O nosso “amigo”, com quem já nos identificamos, evoca depois o que já só existe na sua memória. “As tuas ruas tortuosas, com um soldado do Corpo de Polícia, de longos bigodes e chapéu de aba larga, a cada canto; os teus altos ‘rickshá’ pintados de vermelho e com rodas de ferro; as cadeirinhas verdes, de praça, e as brancas, particulares, que se cruzavam e não quebravam a monotonia das ruas; e, de quando em vez, a campainha de um ‘rickshá’ particular, puxado a três ‘culis’ de garridas fardas com alamares de prata; os velhos pregões, ao som dos quais adormecia; as longas cabaias dos teus chineses de ‘rabicho’; o mistério das chinesas da alta sociedade, que mal se viam; os telhados baixos das tuas casas despretensiosas, em ti espalhadas ao acaso; os teus bailes constantes, jantares e ‘soirées’ em casas particulares e ‘clubs’; a riqueza da tua gente; a vida franca e amiga que disfrutávamos, tudo isso morreu, tudo isso sucumbiu ante o progresso, ante o teu desenvolvimento”.

Naquele ano de 1932, o cenário é de uma cidade que perdera a inocência, deixara para trás uma vida e abraçava outra, desconhecida, impenitente e esquecida do que passou. O sentimento é de desordem, trapalhada. O tempo fora dos eixos. “O movimento nas ruas, as buzinas dos automóveis, já não deixam ouvir cantar os passarinhos que já não têm abrigo nos beirais dos telhados, abatidos e substituídos pelo cimento armado. A tua Praia da Areia Preta onde belas tardes se passavam em doce convívio, as reuniões no Jardim de S. Francisco, onde tocava a Banda Policial; a tua célebre missa das 11 horas, a que assistia a tropa e onde tocava a Banda, tudo isso morreu; tudo isso desapareceu”.

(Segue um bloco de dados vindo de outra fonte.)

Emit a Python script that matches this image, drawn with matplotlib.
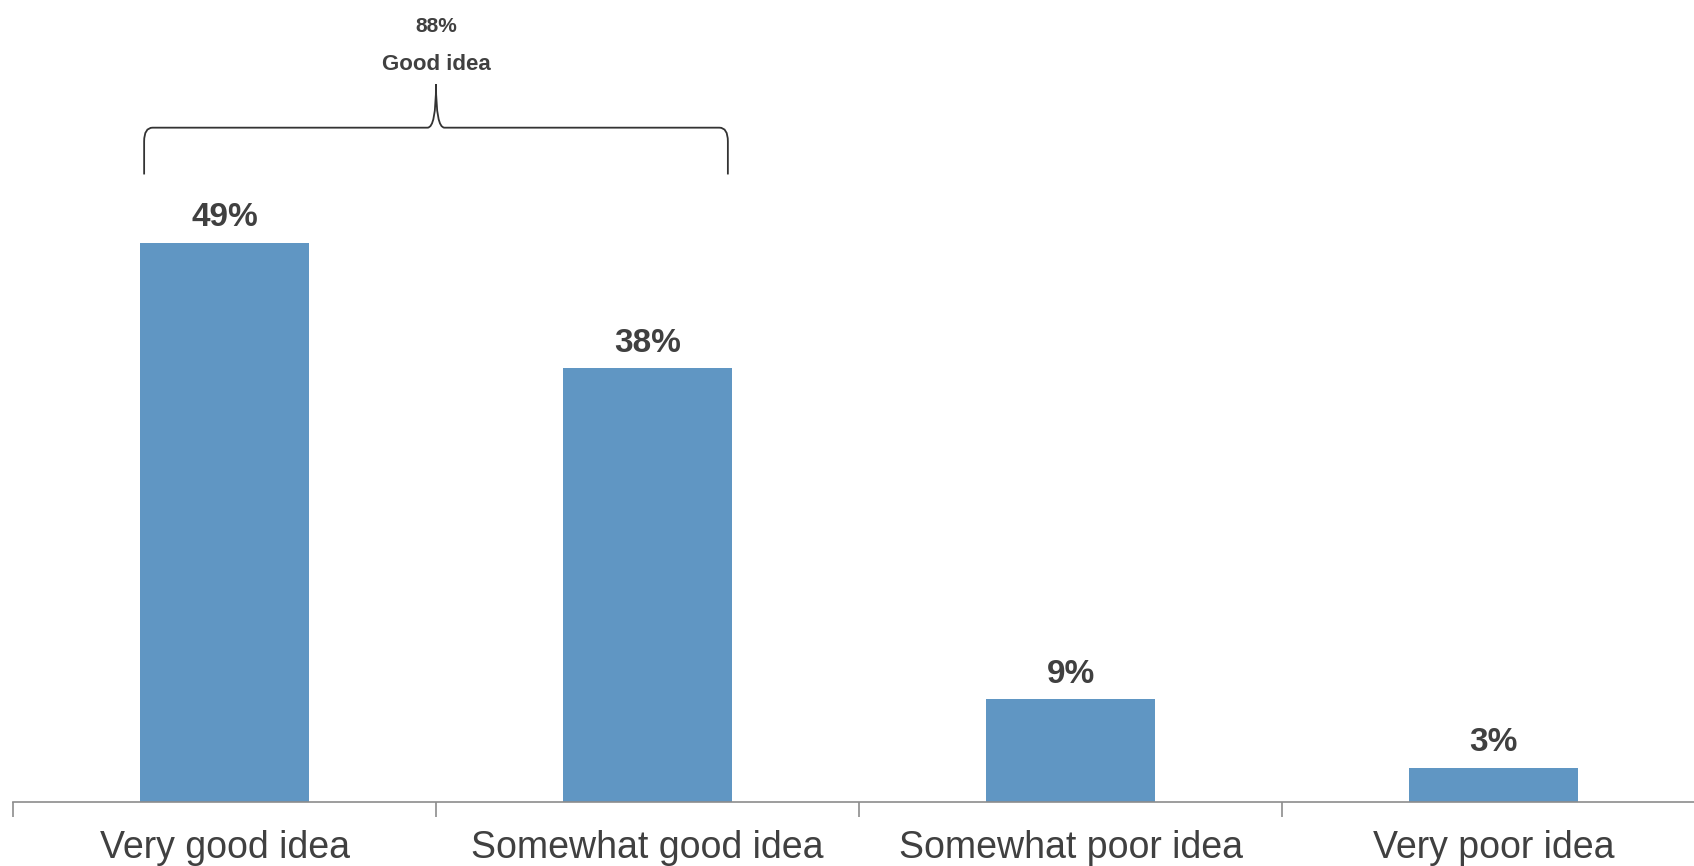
import matplotlib.pyplot as plt
from matplotlib.path import Path
from matplotlib.patches import PathPatch

plt.rcParams['font.family'] = ['Liberation Sans', 'DejaVu Sans']

categories = ['Very good idea', 'Somewhat good idea', 'Somewhat poor idea', 'Very poor idea']
values = [49, 38, 9, 3]
labels = ['49%', '38%', '9%', '3%']
group_label = 'Good idea'
group_value = '88%'

bar_color = '#6096C3'
text_color = '#404040'
width = 0.4

fig = plt.figure(figsize=(16.94, 8.66), dpi=100)
ax = fig.add_axes([13 / 1694, 64 / 866, 1692 / 1694, 798.7 / 866])

x = range(len(categories))
bars = ax.bar(x, values, width=width, color=bar_color)

for b, lab in zip(bars, labels):
    ax.annotate(lab, (b.get_x() + b.get_width() / 2, b.get_height()),
                xytext=(0, 7), textcoords='offset points', ha='center', va='bottom',
                fontsize=24, fontweight='bold', color=text_color)

ax.set_xlim(-0.5, len(categories) - 0.5)
ax.set_ylim(0, 70)
ax.set_yticks([])
for s in ['top', 'right', 'left']:
    ax.spines[s].set_visible(False)
ax.spines['bottom'].set_color('#8c8c8c')
ax.spines['bottom'].set_linewidth(1.2)

ax.set_xticks([i - 0.5 for i in range(len(categories) + 1)])
ax.set_xticklabels([])
ax.set_xticks(list(x), minor=True)
ax.set_xticklabels(categories, minor=True)
ax.tick_params(axis='x', which='major', length=11, width=1.2, color='#8c8c8c', direction='out')
ax.tick_params(axis='x', which='minor', length=0, pad=20, labelsize=27, labelcolor=text_color)

# brace over the first two bars
left = 0 - width / 2 + 0.01
right = 1 + width / 2 - 0.01
mid = (left + right) / 2
y0 = max(values) + 6
y1 = y0 + 4.1
tip = y1 + 3.8
rx, ry = 0.02, 1.2
verts = [(left, y0), (left, y1 - ry), (left, y1), (left + rx, y1),
         (mid - rx, y1), (mid, y1), (mid, tip),
         (mid, y1), (mid + rx, y1),
         (right - rx, y1), (right, y1), (right, y1 - ry), (right, y0)]
codes = [Path.MOVETO, Path.LINETO, Path.CURVE3, Path.CURVE3,
         Path.LINETO, Path.CURVE3, Path.CURVE3,
         Path.CURVE3, Path.CURVE3,
         Path.LINETO, Path.CURVE3, Path.CURVE3, Path.LINETO]
ax.add_patch(PathPatch(Path(verts, codes), facecolor='none', edgecolor='#333333', lw=1.3, clip_on=False))

ax.text(mid, tip + 1.7, group_label, ha='center', va='center', fontsize=16,
        fontweight='bold', color=text_color)
ax.text(mid, tip + 5.1, group_value, ha='center', va='center', fontsize=15,
        fontweight='bold', color=text_color)

fig.savefig('out.png', dpi=100)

Recostando o corpo na cadeira e com o olhar sobrevoando agora a primeira página de A Voz de Macau, percebemos que os destaques desta edição têm um tema em comum: o mundo estava em mudança. Consoante as preferências, nem sempre para melhor. Se havia quem estivesse disposto aos mais vertiginosos saltos de fé no progresso, já outros desconfiavam de prometimentos talvez demasiado cheios de si. A pequena Macau não escapava ao acelerado movimento geral, que ia fazendo as suas vítimas. “Hoje, nem és o que foste nem aquilo que pretendem que sejas! Estás no antipático período transitório da tua existência. Que saudades, que recordações do teu doce passado!”

Lamentos como este tornaram-se, por muito tempo, comuns em Macau, e só muito recentemente desapareceram do espaço público do território, da opinião pública e publicada. Reina a indiferença, mesmo daqueles a quem se ouviam juras de um amor mais do que fiel a uma terra que faziam questão de dizer sua e de mais ninguém. Tudo vai morrendo e sucumbindo, como descrevia o amigo da Macau dos anos 1930, e as suas gentes permanecem mudas. 

“Breve vou deixar-te, e se algum dia cá voltar não quero vir encontrar uma pedra sequer que me recorde essa Macau que amei e que não voltará mais”, despedia-se, naquela quarta-feira de 17 de Fevereiro de 1932, “um teu amigo”. Era o amor ferido a falar. Lembra-te, Macau, não é com amigos destes, mas daqueloutros, que não se precisa de inimigos.

Hugo Pinto

Jornalista

Crónica dedicada à memória da Dona Aida de Jesus, uma das últimas falantes do Patuá de Macau e “madrinha da cozinha macaense”, que nos deixou no passado dia 17 de Março, aos 105 anos. Assistiu a todas as grandes transformações de Macau e mais algumas, sempre virando e revirando do avesso a sua terra. E lá estava a Dona Aida, sempre de sorriso aberto, a receber quem fosse ao seu acolhedor restaurante “Riquexó”, onde gostava de ler os jornais de Macau.